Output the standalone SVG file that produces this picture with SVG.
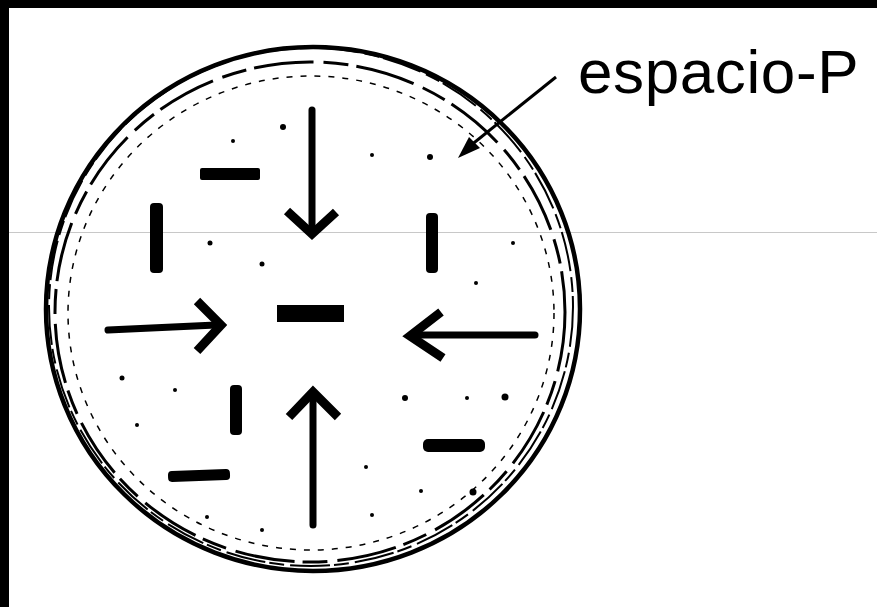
--
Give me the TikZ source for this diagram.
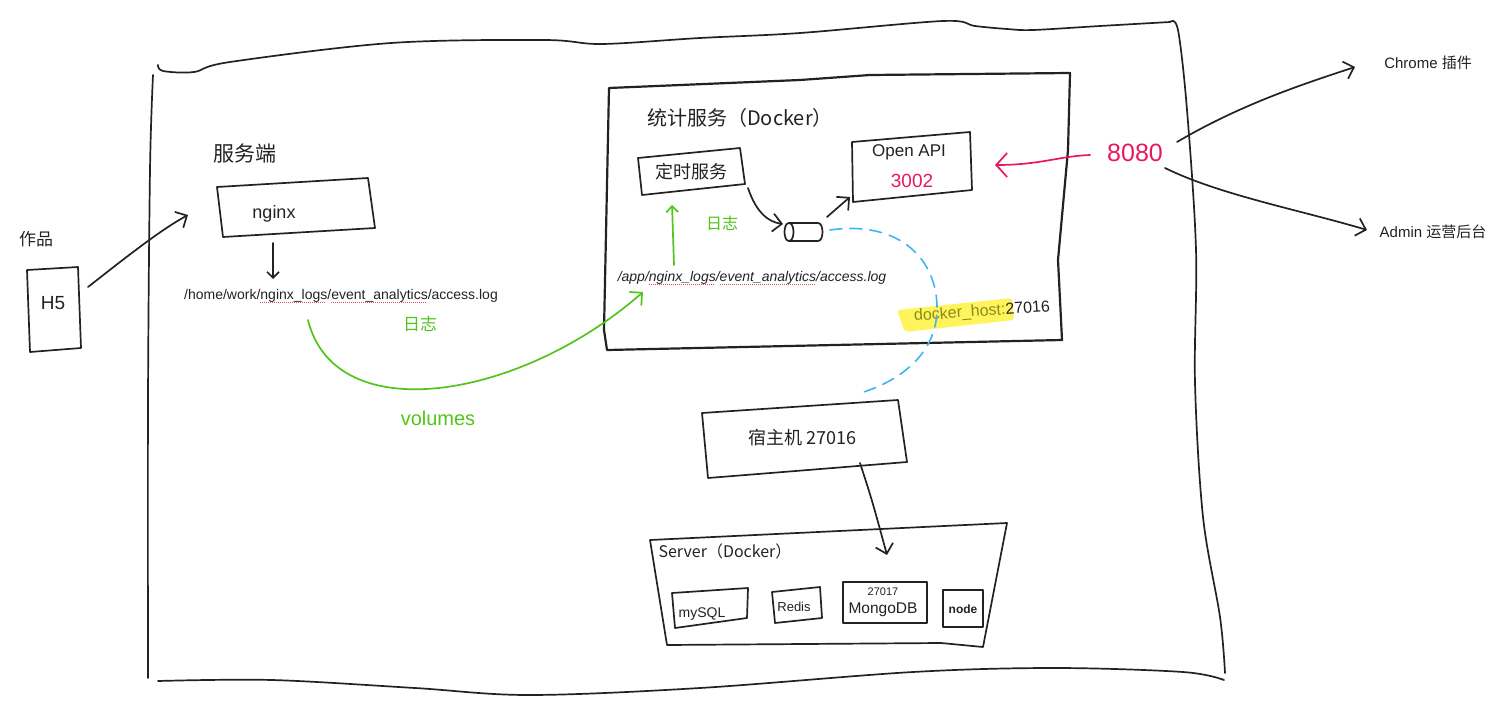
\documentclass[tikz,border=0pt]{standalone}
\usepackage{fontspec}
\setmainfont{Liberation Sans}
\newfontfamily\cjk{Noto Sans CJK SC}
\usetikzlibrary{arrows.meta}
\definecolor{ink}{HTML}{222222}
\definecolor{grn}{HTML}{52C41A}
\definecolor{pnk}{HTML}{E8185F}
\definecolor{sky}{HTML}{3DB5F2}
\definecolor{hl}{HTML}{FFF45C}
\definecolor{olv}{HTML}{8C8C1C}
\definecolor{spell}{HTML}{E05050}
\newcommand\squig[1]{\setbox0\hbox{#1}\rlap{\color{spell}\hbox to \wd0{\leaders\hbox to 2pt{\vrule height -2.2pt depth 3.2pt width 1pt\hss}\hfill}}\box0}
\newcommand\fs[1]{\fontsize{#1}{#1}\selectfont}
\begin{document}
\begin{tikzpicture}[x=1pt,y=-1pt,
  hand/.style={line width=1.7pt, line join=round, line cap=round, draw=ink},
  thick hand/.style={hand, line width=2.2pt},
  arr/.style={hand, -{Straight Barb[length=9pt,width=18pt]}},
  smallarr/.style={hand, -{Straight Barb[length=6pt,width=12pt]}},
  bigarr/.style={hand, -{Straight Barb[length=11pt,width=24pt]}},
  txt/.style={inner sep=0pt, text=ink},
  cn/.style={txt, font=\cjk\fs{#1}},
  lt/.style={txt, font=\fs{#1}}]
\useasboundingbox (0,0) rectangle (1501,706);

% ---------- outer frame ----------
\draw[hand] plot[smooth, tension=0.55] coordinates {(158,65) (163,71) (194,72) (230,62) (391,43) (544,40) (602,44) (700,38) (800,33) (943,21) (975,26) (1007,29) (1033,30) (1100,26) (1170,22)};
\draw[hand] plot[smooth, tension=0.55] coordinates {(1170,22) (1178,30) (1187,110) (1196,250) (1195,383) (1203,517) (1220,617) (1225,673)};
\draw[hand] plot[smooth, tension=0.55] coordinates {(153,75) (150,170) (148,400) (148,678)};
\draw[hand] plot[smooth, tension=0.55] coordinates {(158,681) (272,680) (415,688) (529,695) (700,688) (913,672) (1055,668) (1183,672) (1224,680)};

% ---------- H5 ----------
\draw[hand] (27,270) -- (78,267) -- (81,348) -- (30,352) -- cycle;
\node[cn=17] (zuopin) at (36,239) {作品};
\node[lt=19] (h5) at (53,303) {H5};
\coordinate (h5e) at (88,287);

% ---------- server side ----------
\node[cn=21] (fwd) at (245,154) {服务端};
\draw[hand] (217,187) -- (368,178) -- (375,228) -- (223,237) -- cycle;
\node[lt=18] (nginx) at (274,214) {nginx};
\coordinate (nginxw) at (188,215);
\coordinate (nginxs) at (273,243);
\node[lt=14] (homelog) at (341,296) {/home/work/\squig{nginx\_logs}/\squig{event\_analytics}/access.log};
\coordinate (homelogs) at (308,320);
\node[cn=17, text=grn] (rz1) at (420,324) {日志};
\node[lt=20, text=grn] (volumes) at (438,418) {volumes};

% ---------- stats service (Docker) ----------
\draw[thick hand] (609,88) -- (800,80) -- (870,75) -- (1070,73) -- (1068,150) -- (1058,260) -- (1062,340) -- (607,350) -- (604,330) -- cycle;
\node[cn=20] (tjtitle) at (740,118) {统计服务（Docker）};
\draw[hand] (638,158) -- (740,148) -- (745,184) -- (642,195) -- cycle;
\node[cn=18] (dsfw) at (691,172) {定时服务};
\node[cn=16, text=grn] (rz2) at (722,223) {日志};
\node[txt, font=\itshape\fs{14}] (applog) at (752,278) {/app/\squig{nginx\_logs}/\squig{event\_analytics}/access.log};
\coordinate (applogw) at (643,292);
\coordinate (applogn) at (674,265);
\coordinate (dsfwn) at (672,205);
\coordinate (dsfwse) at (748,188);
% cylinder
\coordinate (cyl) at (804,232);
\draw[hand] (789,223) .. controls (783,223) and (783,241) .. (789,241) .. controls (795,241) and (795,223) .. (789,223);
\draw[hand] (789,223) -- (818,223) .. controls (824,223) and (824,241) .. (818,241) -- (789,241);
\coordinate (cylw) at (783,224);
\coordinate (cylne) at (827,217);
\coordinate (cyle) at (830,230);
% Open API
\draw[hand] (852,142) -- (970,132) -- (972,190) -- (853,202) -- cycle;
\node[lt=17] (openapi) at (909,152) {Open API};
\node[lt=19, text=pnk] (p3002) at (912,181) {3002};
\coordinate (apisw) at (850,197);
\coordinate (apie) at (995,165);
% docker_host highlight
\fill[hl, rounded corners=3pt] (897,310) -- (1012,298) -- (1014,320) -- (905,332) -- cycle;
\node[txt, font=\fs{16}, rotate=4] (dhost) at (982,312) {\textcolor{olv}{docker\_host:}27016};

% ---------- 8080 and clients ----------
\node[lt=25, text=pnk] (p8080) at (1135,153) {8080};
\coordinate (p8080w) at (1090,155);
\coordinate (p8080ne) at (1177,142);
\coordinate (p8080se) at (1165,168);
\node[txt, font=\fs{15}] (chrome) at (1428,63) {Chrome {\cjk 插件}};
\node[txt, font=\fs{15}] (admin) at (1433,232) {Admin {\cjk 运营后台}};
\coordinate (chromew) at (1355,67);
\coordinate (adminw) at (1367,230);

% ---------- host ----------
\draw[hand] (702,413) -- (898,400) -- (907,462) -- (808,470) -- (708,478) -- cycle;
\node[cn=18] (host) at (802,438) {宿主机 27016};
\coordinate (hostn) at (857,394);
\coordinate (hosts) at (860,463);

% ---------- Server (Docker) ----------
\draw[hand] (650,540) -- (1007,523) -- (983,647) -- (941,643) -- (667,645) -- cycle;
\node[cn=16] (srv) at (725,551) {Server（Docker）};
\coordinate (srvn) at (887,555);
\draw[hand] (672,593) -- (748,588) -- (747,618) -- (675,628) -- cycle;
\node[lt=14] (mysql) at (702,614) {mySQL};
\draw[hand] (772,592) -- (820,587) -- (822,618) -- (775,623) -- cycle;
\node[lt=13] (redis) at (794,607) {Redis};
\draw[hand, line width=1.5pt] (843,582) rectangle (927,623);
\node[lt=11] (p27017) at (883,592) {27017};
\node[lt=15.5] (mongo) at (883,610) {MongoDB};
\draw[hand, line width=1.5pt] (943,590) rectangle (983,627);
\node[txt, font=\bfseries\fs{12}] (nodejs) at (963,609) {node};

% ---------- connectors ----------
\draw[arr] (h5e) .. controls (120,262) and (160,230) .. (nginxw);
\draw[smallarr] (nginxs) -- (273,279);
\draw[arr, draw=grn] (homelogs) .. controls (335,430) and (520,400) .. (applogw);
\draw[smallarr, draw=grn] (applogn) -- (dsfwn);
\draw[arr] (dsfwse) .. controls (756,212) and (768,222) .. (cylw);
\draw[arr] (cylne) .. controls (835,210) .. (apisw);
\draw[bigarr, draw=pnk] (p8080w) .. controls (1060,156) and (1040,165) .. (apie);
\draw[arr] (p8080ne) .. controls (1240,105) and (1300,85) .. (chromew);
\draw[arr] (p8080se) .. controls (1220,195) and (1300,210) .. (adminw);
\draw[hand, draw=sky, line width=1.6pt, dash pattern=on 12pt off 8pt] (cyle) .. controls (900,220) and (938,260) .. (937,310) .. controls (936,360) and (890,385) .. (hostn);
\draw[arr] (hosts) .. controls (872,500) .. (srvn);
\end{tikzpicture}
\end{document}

PROBLEM
Among the records above, locate the line containing "Give me the TikZ source for this diagram." and the line containing "(0,0) rectangle (1501,706);", then transcribe exactly the lines starting at the first and ending at the second, with no pictures.

RESULT
Give me the TikZ source for this diagram.
\documentclass[tikz,border=0pt]{standalone}
\usepackage{fontspec}
\setmainfont{Liberation Sans}
\newfontfamily\cjk{Noto Sans CJK SC}
\usetikzlibrary{arrows.meta}
\definecolor{ink}{HTML}{222222}
\definecolor{grn}{HTML}{52C41A}
\definecolor{pnk}{HTML}{E8185F}
\definecolor{sky}{HTML}{3DB5F2}
\definecolor{hl}{HTML}{FFF45C}
\definecolor{olv}{HTML}{8C8C1C}
\definecolor{spell}{HTML}{E05050}
\newcommand\squig[1]{\setbox0\hbox{#1}\rlap{\color{spell}\hbox to \wd0{\leaders\hbox to 2pt{\vrule height -2.2pt depth 3.2pt width 1pt\hss}\hfill}}\box0}
\newcommand\fs[1]{\fontsize{#1}{#1}\selectfont}
\begin{document}
\begin{tikzpicture}[x=1pt,y=-1pt,
  hand/.style={line width=1.7pt, line join=round, line cap=round, draw=ink},
  thick hand/.style={hand, line width=2.2pt},
  arr/.style={hand, -{Straight Barb[length=9pt,width=18pt]}},
  smallarr/.style={hand, -{Straight Barb[length=6pt,width=12pt]}},
  bigarr/.style={hand, -{Straight Barb[length=11pt,width=24pt]}},
  txt/.style={inner sep=0pt, text=ink},
  cn/.style={txt, font=\cjk\fs{#1}},
  lt/.style={txt, font=\fs{#1}}]
\useasboundingbox (0,0) rectangle (1501,706);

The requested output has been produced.